The Browne Review gave only cursory consideration to postgraduates and found "no evidence that changes to funding or student finance are needed to support student demand or access". Although I agree that it is not a well-researched area, I can think of evidence: the high quality of those turned down for grants; the fact that while overseas students have flocked here for graduate study, UK numbers have increased only modestly; and the shortage of British applicants for certain academic posts.

Lord Browne does, however, have something to say about support for certain graduate courses. He suggests that his proposed Higher Education Council should "fund postgraduate courses on the same basis as undergraduate courses - by targeting investment on courses that are a priority for the public interest".

This raises the question, which is at least as tricky for postgraduate as for undergraduate courses, of who is to decide, and on what basis, which postgraduate courses should be supported?

Despite the government's welcome protection of the science and research budget, in various disciplines the knowledge base could easily fail to renew itself because the outstanding scholars and researchers of the future cannot afford to pursue the career paths their excellence merits.

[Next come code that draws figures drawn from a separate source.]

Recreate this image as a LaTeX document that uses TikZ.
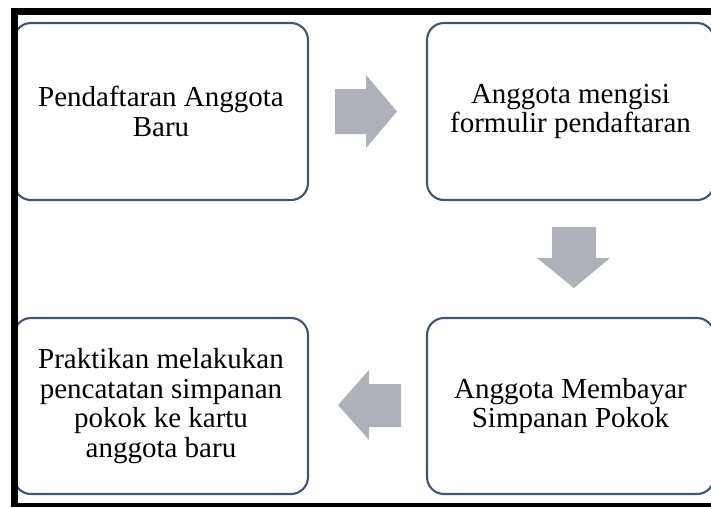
\documentclass[tikz,border=0pt]{standalone}
\usepackage{fontspec}
\setmainfont{Liberation Serif}
\definecolor{boxline}{RGB}{68,84,106}
\definecolor{arrowgrey}{RGB}{174,178,184}
\tikzset{
  stepbox/.style={draw=boxline, line width=2.1pt, fill=white, rounded corners=17pt,
    inner sep=0pt, align=center, font=\fontsize{29}{29.5}\selectfont},
  flowarrow/.style={fill=arrowgrey, draw=none},
  frameline/.style={fill=black, draw=none}
}
\begin{document}
\begin{tikzpicture}[x=1pt,y=-1pt]
\useasboundingbox (0,0) rectangle (711,507);
\clip (0,0) rectangle (711,507);
\fill[white] (0,0) rectangle (711,507);
% boxes
\node[stepbox, minimum width=294pt, minimum height=177pt] (a) at (161,111.5) {Pendaftaran Anggota\\Baru};
\node[stepbox, minimum width=287pt, minimum height=177pt] (b) at (570.5,111.5) {Anggota mengisi\\formulir pendaftaran};
\node[stepbox, minimum width=287pt, minimum height=176pt] (c) at (570.5,406) {Anggota Membayar\\Simpanan Pokok};
\node[stepbox, minimum width=294pt, minimum height=176pt] (d) at (161,406) {Praktikan melakukan\\pencatatan simpanan\\pokok ke kartu\\anggota baru};
% arrows
\fill[flowarrow] (335,89) -- (366,89) -- (366,75) -- (397,111.5) -- (366,148) -- (366,134) -- (335,134) -- cycle;
\fill[flowarrow] (552,227) -- (596,227) -- (596,258) -- (610,258) -- (574,288) -- (537,258) -- (552,258) -- cycle;
\fill[flowarrow] (401,384) -- (369,384) -- (369,370) -- (338,405) -- (369,440) -- (369,427) -- (401,427) -- cycle;
% black frame
\fill[frameline] (11,8) rectangle (711,15);
\fill[frameline] (11,8) rectangle (18,507);
\fill[frameline] (11,503) rectangle (711,507);
\end{tikzpicture}
\end{document}
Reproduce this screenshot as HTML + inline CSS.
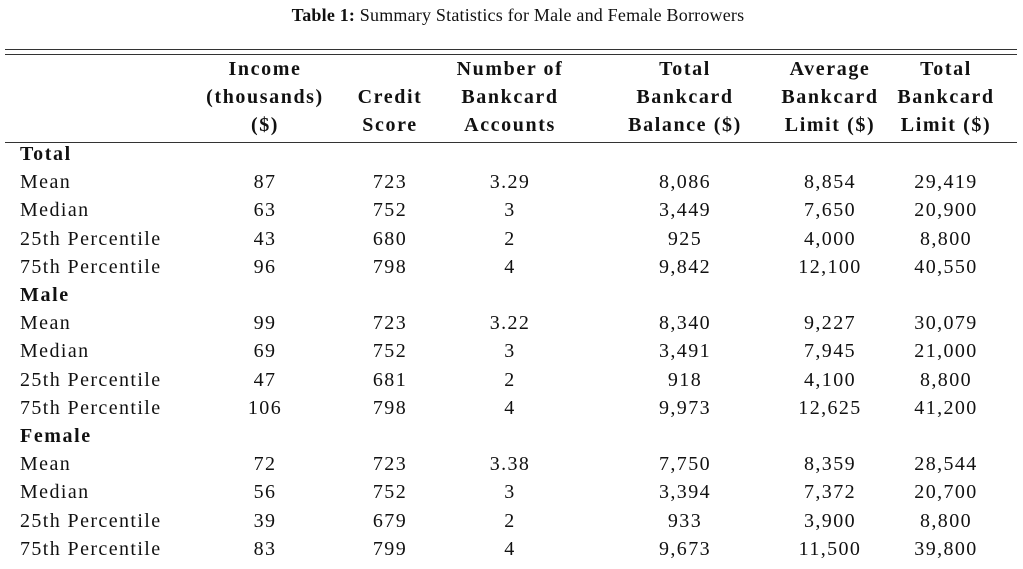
<!DOCTYPE html>
<html><head><meta charset="utf-8"><style>
body{margin:0;width:1023px;height:569px;background:#fff;font-family:"Liberation Serif",serif;color:#111;position:relative;overflow:hidden}
.t{position:absolute;font-size:20px;letter-spacing:1.4px;line-height:20px;white-space:nowrap}
.c{transform:translateX(-50%)}
.b{font-weight:bold;letter-spacing:1.6px}
.r{position:absolute;left:5px;width:1012px;background:#333}
</style></head><body>
<div class="t c" style="left:518px;top:5px;font-size:18px;letter-spacing:0.2px"><b>Table 1:</b> Summary Statistics for Male and Female Borrowers</div>
<div class="r" style="top:49px;height:1.3px"></div>
<div class="r" style="top:54px;height:1.3px"></div>
<div class="r" style="top:142px;height:1px"></div>
<div id="h"></div>
<script>
const cols=[265,390,510,685,830,946];
const hdr=[["Income","(thousands)","($)"],["","Credit","Score"],["Number of","Bankcard","Accounts"],["Total","Bankcard","Balance ($)"],["Average","Bankcard","Limit ($)"],["Total","Bankcard","Limit ($)"]];
let s="";
hdr.forEach((h,i)=>h.forEach((w,j)=>{if(w)s+=`<div class="t c b" style="left:${cols[i]}px;top:${59+j*28}px">${w}</div>`}));
const data=[["Total"],["Mean","87","723","3.29","8,086","8,854","29,419"],["Median","63","752","3","3,449","7,650","20,900"],["25th Percentile","43","680","2","925","4,000","8,800"],["75th Percentile","96","798","4","9,842","12,100","40,550"],
["Male"],["Mean","99","723","3.22","8,340","9,227","30,079"],["Median","69","752","3","3,491","7,945","21,000"],["25th Percentile","47","681","2","918","4,100","8,800"],["75th Percentile","106","798","4","9,973","12,625","41,200"],
["Female"],["Mean","72","723","3.38","7,750","8,359","28,544"],["Median","56","752","3","3,394","7,372","20,700"],["25th Percentile","39","679","2","933","3,900","8,800"],["75th Percentile","83","799","4","9,673","11,500","39,800"]];
data.forEach((r,i)=>{const y=144+i*28.2;
s+=`<div class="t${r.length==1?' b':''}" style="left:20px;top:${y}px">${r[0]}</div>`;
for(let k=1;k<r.length;k++)s+=`<div class="t c" style="left:${cols[k-1]}px;top:${y}px">${r[k]}</div>`;});
document.getElementById("h").innerHTML=s;
</script>
</body></html>
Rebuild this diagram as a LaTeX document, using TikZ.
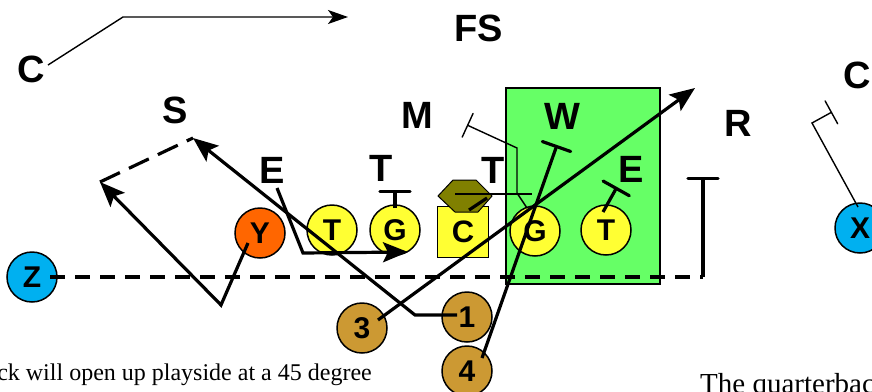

It would be an appalling loss if certain disciplines or subdisciplines contributing to learning and understanding became socially exclusive, went into decline, or in extreme cases died out. To reduce these risks, we need a good supply of funded studentships and postdoctoral fellowships. The British Academy has made the latter its highest priority.

Many, especially in the humanities and social sciences, feel that the removal of direct funding for teaching fails to acknowledge the public value that these disciplines deliver. The state must do more to signal its recognition of the value of these subjects, and of graduate studies generally. If serious thought is not urgently given to the issue of postgraduate funding across all subjects, the UK will be missing a chance to make the most of some of its greatest assets.